§ AIM OF THE EXERCISE
Look through the lines below and extract any with the word "page".

§ DATASET
┌──
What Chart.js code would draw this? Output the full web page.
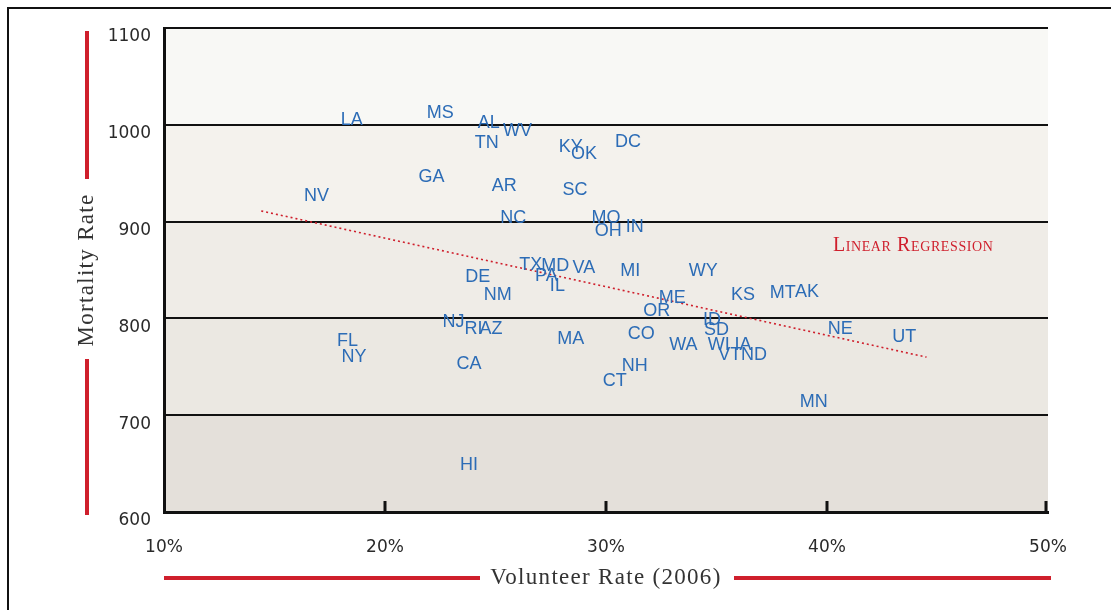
<!DOCTYPE html>
<html>
<head>
<meta charset="utf-8">
<title>Mortality vs Volunteer Rate</title>
<script src="https://cdn.jsdelivr.net/npm/chart.js@4.4.0/dist/chart.umd.min.js"></script>
<style>
  html, body { margin: 0; padding: 0; background: #fff; }
  #wrap { width: 1111px; height: 610px; }
</style>
</head>
<body>
<div id="wrap"><canvas id="scatter" width="1111" height="610"></canvas></div>
<script>
// state abbreviations, volunteer rate (%) and mortality rate
const states = ["LA", "MS", "AL", "WV", "TN", "KY", "OK", "DC", "GA", "NV",
  "AR", "SC", "NC", "MO", "OH", "IN", "TX", "MD", "VA", "PA",
  "IL", "DE", "NM", "MI", "WY", "ME", "KS", "MT", "AK", "OR",
  "ID", "SD", "NE", "UT", "NJ", "RI", "AZ", "FL", "NY", "MA",
  "CO", "WA", "WI", "IA", "VT", "ND", "CA", "NH", "CT", "MN", "HI"]
const volunteer = [18.5, 22.5, 24.7, 26.0, 24.6, 28.4, 29.0, 31.0, 22.1, 16.9,
  25.4, 28.6, 25.8, 30.0, 30.1, 31.3, 26.6, 27.7, 29.0, 27.3,
  27.8, 24.2, 25.1, 31.1, 34.4, 33.0, 36.2, 38.0, 39.1, 32.3,
  34.8, 35.0, 40.6, 43.5, 23.1, 24.0, 24.8, 18.3, 18.6, 28.4,
  31.6, 33.5, 35.1, 36.2, 35.6, 36.7, 23.8, 31.3, 30.4, 39.4, 23.8]
const mortality = [1005, 1012, 1002, 994, 981, 977, 970, 982, 946, 926,
  937, 933, 904, 904, 890, 894, 855, 854, 852, 844,
  833, 843, 824, 849, 849, 821, 824, 826, 827, 808,
  798, 788, 789, 781, 796, 789, 789, 777, 760, 779,
  784, 773, 772, 772, 762, 762, 753, 751, 735, 714, 649]

// regression line end points
const regressionX = [14.4, 44.5]
const regressionY = [911, 760]
const regressionLabel = "Linear Regression"
const regressionLabelAt = [43.9, 875]

const xTicks = [10, 20, 30, 40, 50]
const yTicks = [600, 700, 800, 900, 1000, 1100]
const xTitle = "Volunteer Rate (2006)"
const yTitle = "Mortality Rate"

const bandColors = ["#e4e0da", "#ebe8e2", "#efece7", "#f4f2ed", "#f8f8f5"]
const labelBlue = "#2c6cb6"
const red = "#cf1f2c"

const points = states.map((s, i) => ({ x: volunteer[i], y: mortality[i] }))
const regression = regressionX.map((v, i) => ({ x: v, y: regressionY[i] }))

const decorations = {
  id: "decorations",
  beforeDraw(chart) {
    const { ctx, scales: { x, y } } = chart
    ctx.save()
    for (let i = 0; i < bandColors.length; i++) {
      const top = y.getPixelForValue(yTicks[i + 1])
      const bottom = y.getPixelForValue(yTicks[i])
      ctx.fillStyle = bandColors[i]
      ctx.fillRect(x.left, top, x.right - x.left, bottom - top)
    }
    ctx.restore()
  },
  afterDatasetsDraw(chart) {
    const { ctx } = chart
    const meta = chart.getDatasetMeta(1)
    ctx.save()
    ctx.font = '18px "Liberation Sans", Arial, sans-serif'
    ctx.fillStyle = labelBlue
    ctx.textAlign = "center"
    ctx.textBaseline = "middle"
    meta.data.forEach((pt, i) => ctx.fillText(states[i], pt.x, pt.y))
    ctx.restore()
  },
  afterDraw(chart) {
    const { ctx, scales: { x, y } } = chart
    ctx.save()

    // outer frame (top and left only)
    ctx.strokeStyle = "#111"
    ctx.lineWidth = 2
    ctx.beginPath()
    ctx.moveTo(8, chart.height)
    ctx.lineTo(8, 8)
    ctx.lineTo(chart.width, 8)
    ctx.stroke()

    // small upward ticks on the x axis
    ctx.lineWidth = 3
    xTicks.slice(1).forEach(v => {
      const px = Math.min(x.getPixelForValue(v), x.right - 2)
      ctx.beginPath()
      ctx.moveTo(px, y.bottom)
      ctx.lineTo(px, y.bottom - 11)
      ctx.stroke()
    })

    // regression label in small caps
    ctx.fillStyle = red
    ctx.font = 'small-caps 20px "Liberation Serif", "Times New Roman", serif'
    ctx.letterSpacing = "0.6px"
    ctx.textAlign = "center"
    ctx.textBaseline = "middle"
    ctx.fillText(regressionLabel, x.getPixelForValue(regressionLabelAt[0]), y.getPixelForValue(regressionLabelAt[1]))

    // axis titles
    ctx.fillStyle = "#333"
    ctx.font = '23px "Liberation Serif", "Times New Roman", serif'
    ctx.letterSpacing = "1.3px"
    const cx = (x.left + x.right) / 2
    ctx.fillText(xTitle, cx, 578)
    const cy = (y.top + y.bottom) / 2
    ctx.save()
    ctx.translate(87, cy)
    ctx.rotate(-Math.PI / 2)
    ctx.fillText(yTitle, 0, 0)
    ctx.restore()

    // red rules beside the titles
    ctx.strokeStyle = red
    ctx.lineWidth = 4
    ctx.beginPath()
    ctx.moveTo(x.left, 578); ctx.lineTo(cx - 126, 578)
    ctx.moveTo(cx + 128, 578); ctx.lineTo(x.right + 3, 578)
    ctx.moveTo(87, y.top + 3); ctx.lineTo(87, cy - 91)
    ctx.moveTo(87, cy + 89); ctx.lineTo(87, y.bottom + 3)
    ctx.stroke()

    ctx.restore()
  }
}

new Chart(document.getElementById("scatter"), {
  type: "scatter",
  data: {
    datasets: [
      {
        label: regressionLabel,
        data: regression,
        showLine: true,
        borderColor: red,
        borderWidth: 1.6,
        borderDash: [2, 3],
        pointRadius: 0,
        fill: false
      },
      {
        label: "States",
        data: points,
        pointRadius: 0,
        pointHoverRadius: 0
      }
    ]
  },
  options: {
    responsive: false,
    animation: false,
    layout: { padding: { top: 28, right: 63, bottom: 0, left: 0 } },
    plugins: {
      legend: { display: false },
      tooltip: { enabled: false }
    },
    scales: {
      x: {
        type: "linear",
        min: xTicks[0],
        max: xTicks[xTicks.length - 1],
        afterBuildTicks: s => { s.ticks = xTicks.map(v => ({ value: v })) },
        afterFit: s => { s.height = 98 },
        grid: { display: false, drawTicks: false },
        border: { display: true, color: "#111", width: 3 },
        ticks: {
          padding: 25,
          color: "#2a2a2a",
          font: { family: "DejaVu Sans", size: 17 },
          callback: v => v + "%"
        }
      },
      y: {
        type: "linear",
        min: yTicks[0],
        max: yTicks[yTicks.length - 1],
        afterBuildTicks: s => { s.ticks = yTicks.map(v => ({ value: v })) },
        afterFit: s => { s.width = 164 },
        grid: { color: "#111", lineWidth: 2, drawTicks: false },
        border: { display: true, color: "#111", width: 3 },
        ticks: {
          padding: 13,
          labelOffset: 9,
          color: "#2a2a2a",
          font: { family: "DejaVu Sans", size: 17 },
          callback: v => String(v)
        }
      }
    }
  },
  plugins: [decorations]
})
</script>
</body>
</html>
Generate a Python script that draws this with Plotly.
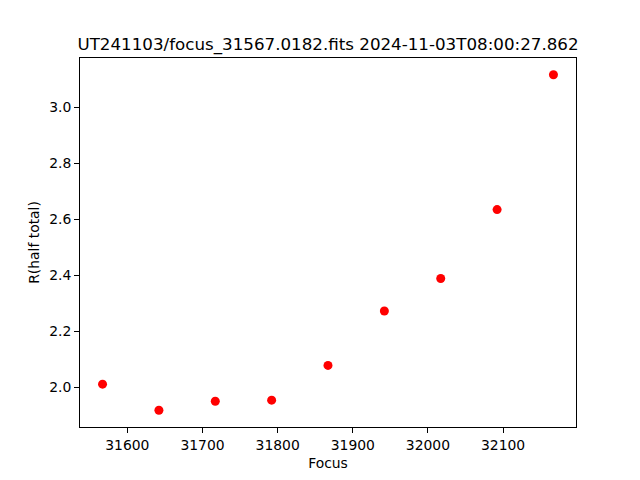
import plotly.graph_objects as go

focus = [31567, 31642, 31717, 31792, 31867, 31942, 32017, 32092, 32167]
r_half_total = [2.011, 1.918, 1.950, 1.954, 2.078, 2.272, 2.388, 2.634, 3.115]
x_ticks = [31600, 31700, 31800, 31900, 32000, 32100]
y_ticks = [2.0, 2.2, 2.4, 2.6, 2.8, 3.0]
title_text = "UT241103/focus_31567.0182.fits 2024-11-03T08:00:27.862"

fig = go.Figure()
fig.add_trace(go.Scatter(
    x=focus, y=r_half_total, mode="markers",
    marker=dict(color="#ff0000", size=9, line=dict(width=0)),
    showlegend=False,
))

font = "DejaVu Sans"
axis_common = dict(
    showgrid=False, zeroline=False, showline=True, linecolor="black", linewidth=1,
    mirror=True, ticks="outside", ticklen=5, tickwidth=1, tickcolor="black",
    tickfont=dict(family=font, size=13.9, color="black"),
)

x_min, x_max = min(focus), max(focus)
y_min, y_max = min(r_half_total), max(r_half_total)
xm = (x_max - x_min) * 0.05
ym = (y_max - y_min) * 0.05

# page has an 8px body margin; figure is sized to fill the remaining window
W, H = 632, 472
fig.update_layout(
    width=W, height=H,
    margin=dict(l=72, r=64, t=49.6, b=52.8, pad=0),
    paper_bgcolor="white", plot_bgcolor="white",
    title=dict(text=title_text, x=0.5, xanchor="center", y=1 - 42 / H, yanchor="bottom",
               xref="paper", font=dict(family=font, size=16.7, color="black")),
    xaxis=dict(axis_common, range=[x_min - xm, x_max + xm], tickvals=x_ticks,
               ticktext=[str(v) for v in x_ticks],
               title=dict(text="Focus", font=dict(family=font, size=13.9, color="black"), standoff=6)),
    yaxis=dict(axis_common, range=[y_min - ym, y_max + ym], tickvals=y_ticks,
               ticktext=[f"{v:.1f}" for v in y_ticks],
               title=dict(text="R(half total)", font=dict(family=font, size=13.9, color="black"), standoff=6)),
)

fig.write_html("out.html")
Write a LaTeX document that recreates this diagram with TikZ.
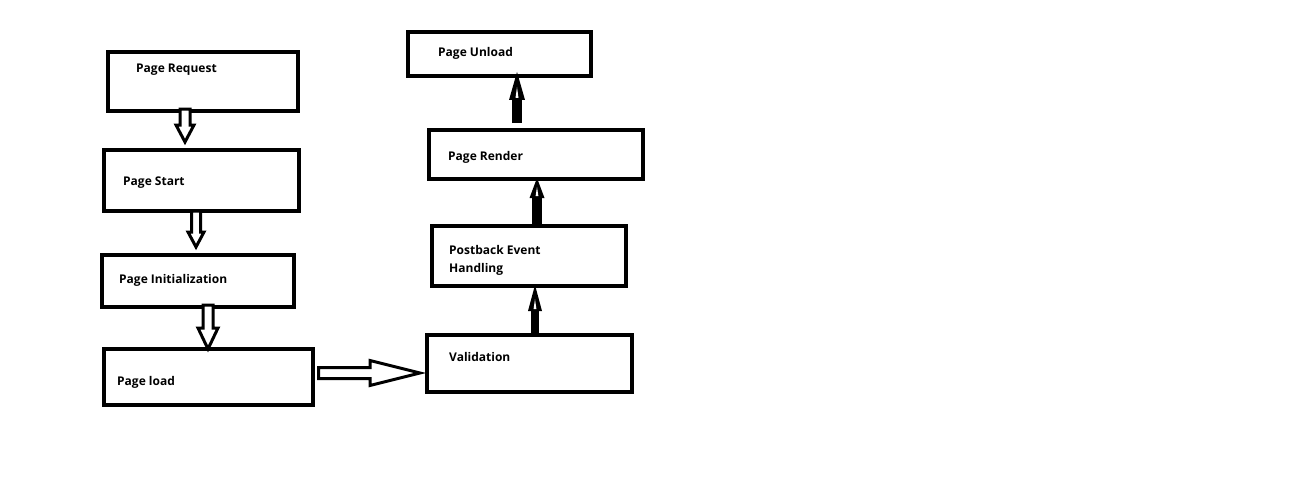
└──
§ PROBLEM SOLUTION
What Chart.js code would draw this? Output the full web page.
# page has an 8px body margin; figure is sized to fill the remaining window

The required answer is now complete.